With a goal to study the effect of controlled environmental conditions on olive oil chemistry, quality and sensory evaluation, three departments of the University of Florence are conducting multidisciplinary research on a unique track-and-trace program originally developed by OliveToLive founder Paolo Pasquali of Villa Campestri in Florence, Italy.
With €500,000 initial funding from the European Community Organization for Research (ECOR), the TRACS (Tracciabilità di Alimenti Critici per la Salute, translated “Health Critical Food Traceability”) program is studying a unique distribution model for olive oil. The OliveToLive system is designed to maintain ideal conditions from point-of-production through authorized, tracked distribution to final use by containing its exposure to light, oxygen and swings in temperature.

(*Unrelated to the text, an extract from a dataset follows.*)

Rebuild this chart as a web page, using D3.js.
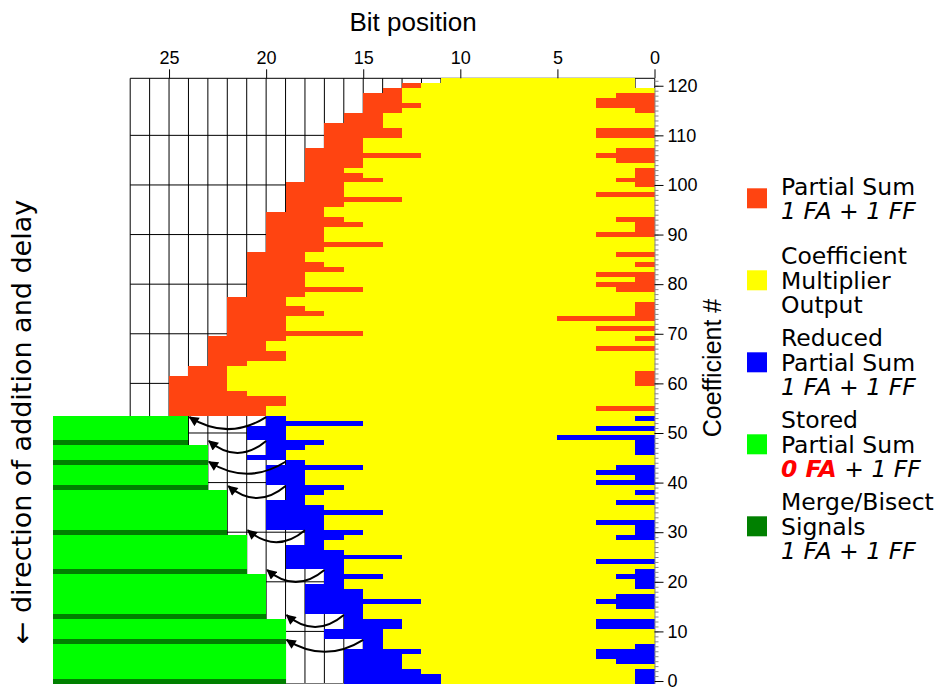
<!DOCTYPE html>
<html>
<head>
<meta charset="utf-8">
<script src="https://cdn.jsdelivr.net/npm/d3@7"></script>
<style>
body { margin: 0; background: #fff; }
svg { display: block; }
</style>
</head>
<body>
<svg class="figure" width="944" height="688"></svg>
<script>
// one entry per coefficient, index = coefficient # (0..121)
var coeffs = d3.range(122);

// lowest bit of the coefficient multiplier output (yellow)
var yellowLo = [
  1,1,1,0,2,3,3,1,0,0,
  0,3,3,0,0,2,3,2,0,1,
  1,2,1,0,3,0,0,0,0,2,
  1,1,3,0,0,0,2,0,1,0,
  3,1,3,2,0,0,1,1,1,5,
  0,3,0,1,0,3,0,0,0,0,
  1,1,1,0,0,0,0,3,0,1,
  0,3,0,5,1,1,1,0,0,2,
  3,1,3,0,1,0,2,0,0,0,
  3,1,1,2,0,0,0,0,3,0,
  1,2,1,1,0,2,3,2,0,0,
  3,3,0,0,0,1,3,3,2,0,
  1,1
];

// upper bit boundary of the multiplier output
var yellowHi = [
  11,11,12,13,13,13,12,14,14,14,
  14,13,13,15,15,15,12,15,15,16,
  16,14,16,16,16,13,16,17,17,16,
  15,17,17,17,14,17,18,18,17,16,
  18,18,18,15,18,19,19,18,17,19,
  19,19,15,19,20,20,19,19,21,22,
  22,22,22,22,21,19,19,20,20,19,
  15,19,19,19,17,18,19,19,18,15,
  18,18,18,16,17,18,18,17,14,17,
  17,17,15,16,17,17,16,13,16,16,
  16,14,15,16,15,15,12,15,15,15,
  13,13,14,14,14,13,12,13,13,13,
  12,11
];

// upper bit boundary of the (reduced) partial sum
var sumHi = [
  16,16,16,16,16,16,16,15,15,17,
  17,16,16,16,18,18,18,18,18,18,
  17,17,17,19,19,19,19,19,18,18,
  18,20,20,20,20,20,20,19,19,19,
  20,20,20,20,19,21,20,20,20,21,
  21,21,20,20,25,25,25,25,25,25,
  25,25,24,24,23,23,23,23,23,23,
  22,22,22,22,22,22,22,22,21,21,
  21,21,21,21,21,21,21,20,20,20,
  20,20,20,20,20,19,19,19,19,19,
  19,18,18,18,18,18,18,18,17,17,
  17,17,17,16,16,15,15,15,15,14,
  13,11
];

// rows whose partial sum has no bits below the multiplier output
var emptyLowRows = [120, 121];
// rows from here up are plain partial sums, below are reduced partial sums
var firstPartialRow = 54;

// stored partial sum, rows 0..53: reaches from bit 31 down to greenHi
var greenHi = [
  19,19,19,19,19,19,19,19,19,19,
  19,19,19,20,20,20,20,20,20,20,
  20,20,21,21,21,21,21,21,21,21,
  22,22,22,22,22,22,22,22,22,23,
  23,23,23,23,23,23,23,23,24,24,
  24,24,24,24
];
var mergeRows = [0, 8, 13, 22, 30, 39, 44, 48];

// curved arrows: row, start bit, end bit
var arrowRows = [53.2, 48.4, 44.2, 39.3, 30.4, 22.4, 13.3, 8.3];
var arrowFrom = [20, 20, 19, 19, 18, 17, 16, 15];
var arrowTo = [24, 23, 23, 22, 21, 20, 19, 19];

var bitTicks = [0, 5, 10, 15, 20, 25];
var coeffTicks = [0, 10, 20, 30, 40, 50, 60, 70, 80, 90, 100, 110, 120];
var gridRows = [10, 20, 30, 40, 50, 60, 70, 80, 90, 100, 110];

var legendColors = ["#ff4411", "#ffff00", "#0000ff", "#00ff00", "#008000"];
var legendLabels = [
  ["Partial Sum", "1 FA + 1 FF"],
  ["Coefficient", "Multiplier", "Output"],
  ["Reduced", "Partial Sum", "1 FA + 1 FF"],
  ["Stored", "Partial Sum", "0 FA + 1 FF"],
  ["Merge/Bisect", "Signals", "1 FA + 1 FF"]
];

var RED = legendColors[0], YELLOW = legendColors[1], BLUE = legendColors[2],
    GREEN = legendColors[3], DARK = legendColors[4];

var svg = d3.select("svg.figure");
var x = d3.scaleLinear().domain([0, 27]).range([654.5, 130.2]);
var y = d3.scaleLinear().domain([-0.5, 121.5]).range([683.5, 78.3]);
var rowH = y(0) - y(1);

function rowTop(c) { return y(c + 0.5); }

// grid behind everything
var grid = svg.append("g").attr("stroke", "#000").attr("stroke-width", 1);
grid.selectAll("line.v")
  .data(d3.range(28))
  .enter().append("line")
  .attr("x1", function(d) { return x(d); })
  .attr("x2", function(d) { return x(d); })
  .attr("y1", y(121.5))
  .attr("y2", y(-0.5));
grid.selectAll("line.h")
  .data(gridRows)
  .enter().append("line")
  .attr("x1", x(27)).attr("x2", x(0))
  .attr("y1", function(d) { return y(d); })
  .attr("y2", function(d) { return y(d); });
grid.append("line").attr("x1", x(27)).attr("x2", x(0)).attr("y1", y(121.5)).attr("y2", y(121.5));
grid.append("line").attr("x1", x(27)).attr("x2", x(0)).attr("y1", y(-0.5)).attr("y2", y(-0.5)).attr("stroke", "#777");

var cells = svg.append("g").attr("shape-rendering", "crispEdges");

// partial sum rows
cells.selectAll("rect.sum")
  .data(coeffs)
  .enter().append("rect")
  .attr("class", "sum")
  .attr("x", function(c) { return x(sumHi[c]); })
  .attr("y", rowTop)
  .attr("width", function(c) {
    var lo = emptyLowRows.indexOf(c) >= 0 ? yellowLo[c] : 0;
    return x(lo) - x(sumHi[c]);
  })
  .attr("height", rowH)
  .attr("fill", function(c) { return c >= firstPartialRow ? RED : BLUE; });

// coefficient multiplier outputs
cells.selectAll("rect.mult")
  .data(coeffs)
  .enter().append("rect")
  .attr("class", "mult")
  .attr("x", function(c) { return x(yellowHi[c]); })
  .attr("y", rowTop)
  .attr("width", function(c) { return x(yellowLo[c]) - x(yellowHi[c]); })
  .attr("height", rowH)
  .attr("fill", YELLOW);

// stored partial sums and merge/bisect signals
cells.selectAll("rect.store")
  .data(greenHi)
  .enter().append("rect")
  .attr("x", x(31))
  .attr("y", function(d, c) { return rowTop(c); })
  .attr("width", function(d) { return x(d) - x(31); })
  .attr("height", rowH)
  .attr("fill", function(d, c) { return mergeRows.indexOf(c) >= 0 ? DARK : GREEN; });

// arrows
svg.append("defs").append("marker")
  .attr("id", "head")
  .attr("viewBox", "0 -5 10 10")
  .attr("refX", 9)
  .attr("refY", 0)
  .attr("markerWidth", 11)
  .attr("markerHeight", 10)
  .attr("markerUnits", "userSpaceOnUse")
  .attr("orient", "auto")
  .append("path")
  .attr("d", "M0,-5L10,0L0,5Z")
  .attr("fill", "#000");

svg.append("g").selectAll("path")
  .data(arrowRows)
  .enter().append("path")
  .attr("d", function(r, i) {
    var x1 = x(arrowFrom[i]), x2 = x(arrowTo[i]) + 1, yy = y(r);
    return "M" + x1 + "," + yy + "Q" + ((x1 + x2) / 2) + "," + (yy + 24) + " " + x2 + "," + yy;
  })
  .attr("fill", "none")
  .attr("stroke", "#000")
  .attr("stroke-width", 2)
  .attr("marker-end", "url(#head)");

// top axis
var topAxis = svg.append("g")
  .attr("transform", "translate(0," + y(121.5) + ")")
  .call(d3.axisTop(x).tickValues(bitTicks).tickSize(9).tickPadding(5).tickSizeOuter(0));
topAxis.select(".domain").remove();
topAxis.selectAll("text").attr("font-family", "Liberation Sans").attr("font-size", 18).attr("fill", "#000");

// right axis, minor then major ticks
var minorAxis = svg.append("g")
  .attr("transform", "translate(" + x(0) + ",0)")
  .call(d3.axisRight(y).tickValues(coeffs).tickSize(4).tickFormat("").tickSizeOuter(0));
minorAxis.selectAll("line").attr("stroke", "#888");
minorAxis.select(".domain").attr("stroke", "#888");

var rightAxis = svg.append("g")
  .attr("transform", "translate(" + x(0) + ",0)")
  .call(d3.axisRight(y).tickValues(coeffTicks).tickSize(9).tickPadding(4).tickSizeOuter(0));
rightAxis.select(".domain").remove();
rightAxis.selectAll("text").attr("font-family", "Liberation Sans").attr("font-size", 18).attr("fill", "#000");

// titles
svg.append("text")
  .attr("x", 413).attr("y", 31)
  .attr("text-anchor", "middle")
  .attr("font-family", "Liberation Sans").attr("font-size", 26)
  .text("Bit position");

svg.append("text")
  .attr("transform", "translate(721,368) rotate(-90)")
  .attr("text-anchor", "middle")
  .attr("font-family", "Liberation Sans").attr("font-size", 25)
  .text("Coefficient #");

svg.append("text")
  .attr("transform", "translate(31,422) rotate(-90)")
  .attr("text-anchor", "middle")
  .attr("font-family", "DejaVu Sans").attr("font-size", 27)
  .text("\u2190 direction of addition and delay");

// legend
var legend = svg.append("g").attr("font-family", "DejaVu Sans").attr("font-size", 23.5);
legendColors.forEach(function(col, i) {
  var cy = 198.3 + 82 * i;
  legend.append("rect")
    .attr("x", 747).attr("y", cy - 10)
    .attr("width", 20).attr("height", 20)
    .attr("fill", col);
  var lines = legendLabels[i];
  lines.forEach(function(line, j) {
    var t = legend.append("text")
      .attr("x", 781)
      .attr("y", cy + (j - (lines.length - 1) / 2) * 24.5 + 8.5);
    if (line.indexOf("FA") < 0) {
      t.text(line);
    } else if (line.charAt(0) === "0") {
      t.append("tspan").attr("font-style", "italic").attr("font-weight", "bold").attr("fill", "#ff0000").text("0 FA");
      t.append("tspan").attr("font-style", "italic").text(line.slice(4));
    } else {
      t.attr("font-style", "italic").text(line);
    }
  });
});
</script>
</body>
</html>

The TRACS project involves three scientific departments from the University of Florence (UF): Industrial Engineering, Agricultural and Internal Medicine. Professor Rinaldo Rinaldi of the UF Industrial Engineering’s Logislab heads a project team including Professor Romeo Bandinelli of UFIE and Professors Maria Luisa Brandi, Annalisa Romani and Annalisa Tanini, all representing the UF Internal Medicine Department. The team is working together to validate the sustainability of EVOO’s best chemical qualities in the controlled OliveToLive environment over time.

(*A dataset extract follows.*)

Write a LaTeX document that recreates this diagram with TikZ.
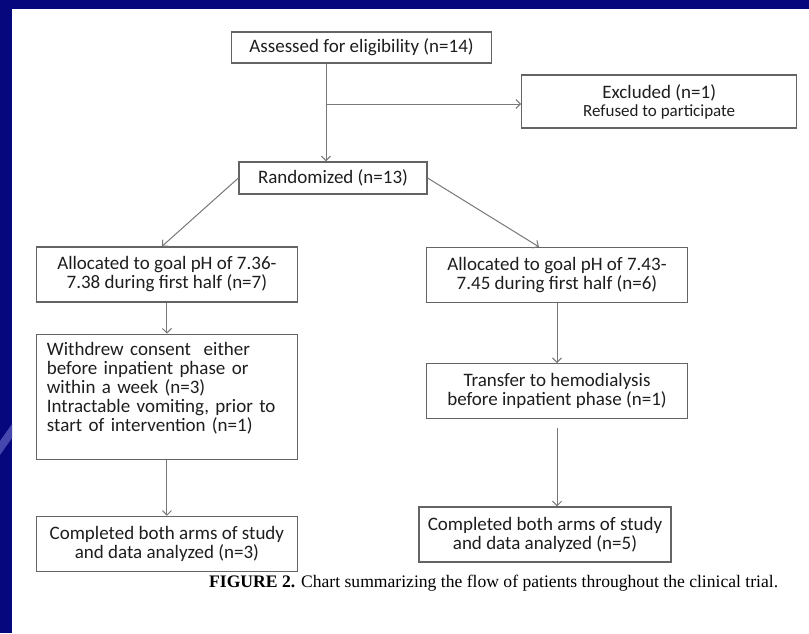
\documentclass[tikz,border=0pt]{standalone}
\usepackage{fontspec}
\setmainfont{Carlito}
\newfontfamily\capfont{Liberation Serif}
\usepackage{xcolor}
\usetikzlibrary{arrows.meta,positioning}
\definecolor{slidenavy}{RGB}{6,6,125}
\definecolor{slideswoosh}{RGB}{70,70,175}
\definecolor{boxline}{RGB}{100,100,100}
\definecolor{arrline}{RGB}{120,120,120}
\definecolor{boxtext}{RGB}{30,30,30}

\begin{document}
\begin{tikzpicture}[x=1pt,y=-1pt,
  node distance=30pt,
  box/.style={draw=boxline,line width=1.2pt,fill=white,text=boxtext,align=center,inner sep=0pt,
              minimum width=261pt,minimum height=55pt,font=\fontsize{19}{19}\selectfont},
  arr/.style={-{Straight Barb[length=4.5pt,width=9pt]},line width=1pt,color=arrline},
  lbl/.style={font=\capfont\fontsize{17.6}{20}\selectfont,text=black,anchor=base west,inner sep=0pt}
]
\useasboundingbox (0,0) rectangle (809,633);
\fill[slidenavy] (0,0) rectangle (809,633);
\fill[white] (12,9) rectangle (809,633);
\fill[slideswoosh] (0,455) -- (12,438) -- (12,424) -- (0,441) -- cycle;

\node[box,minimum width=260pt,minimum height=31pt] (asse) at (361.6,47.5) {Assessed for eligibility (n=14)};
\node[box,minimum width=275pt,minimum height=53pt] (excl) at (659.2,101.5)
  {Excluded (n=1)\\[-1pt]{\fontsize{17}{17}\selectfont Refused to participate}};
\node[box,minimum width=188pt,minimum height=32pt] (rand) at (333,178) {Randomized (n=13)};

\node[box] (lalloc) at (166.9,274.5) {Allocated to goal pH of 7.36-\\7.38 during first half (n=7)};
\node[box,below=31pt of lalloc,minimum height=125pt,text width=240pt,align=left] (lwith)
  {Withdrew consent\ \ either\\before inpatient phase or\\within a week (n=3)\\Intractable vomiting, prior to\\start of intervention (n=1)\\~};
\node[box,below=56pt of lwith] (lcomp) {Completed both arms of study\\and data analyzed (n=3)};

\node[box] (ralloc) at (557,275) {Allocated to goal pH of 7.43-\\7.45 during first half (n=6)};
\node[box,below=60pt of ralloc] (rtrans) {Transfer to hemodialysis\\before inpatient phase (n=1)};
\node[box,minimum width=252pt] (rcomp) at (545,534.5) {Completed both arms of study\\and data analyzed (n=5)};

\coordinate (split) at (326,104);
\draw[arr] (asse.south -| split) -- (rand.north -| split);
\draw[arr] (split) -- (split -| excl.west);
\draw[arr] (rand.west) -- ([xshift=-5pt]lalloc.north);
\draw[arr] (rand.east) -- ([xshift=-18pt]ralloc.north);
\draw[arr] (lalloc) -- (lwith);
\draw[arr] (lwith) -- (lcomp);
\draw[arr] (ralloc) -- (rtrans);
\draw[arr] ([yshift=-9pt]rtrans.south) -- (rcomp.north -| rtrans.south);

\node[lbl] (caption) at (209,587) {\textbf{FIGURE 2.} Chart summarizing the flow of patients throughout the clinical trial.};
\end{tikzpicture}
\end{document}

Since the OliveToLive system’s creation in 2011, the system has been market-tested at numerous restaurant installations. In addition to Villa Campestri and the Culinary Institute of America in California, OliveToLive has placed equipment in seven locations in Spain and Britain, including four Michelin-starred restaurants: Tickets in Barcelona, Texture in London, Gloria in Oviedo and Monastrell in Alicante, Spain.
“Over the past three years, we have proven the value of the OliveToLive system at every restaurant offering the program to its customers,” said Raquel Perramon, commercial director of OliveToLive Spain. “The guaranteed quality of three different varietals is both educational and a perfect sensory experience of the highest quality extra virgin olive oil. It is exciting that the University of Florence will add scientific validity to our proven market examples,” she added.
Launched in September 2014, the TRACS project is engaged in first phase validation and expects to report initial results by mid-2015 according to research team head, Professor Rinaldi. After first-stage analysis and second-stage engineering, a full working pilot project is expected to begin in mid-2015. Additional proposed phases will be conducted as additional funding is approved by ECOR.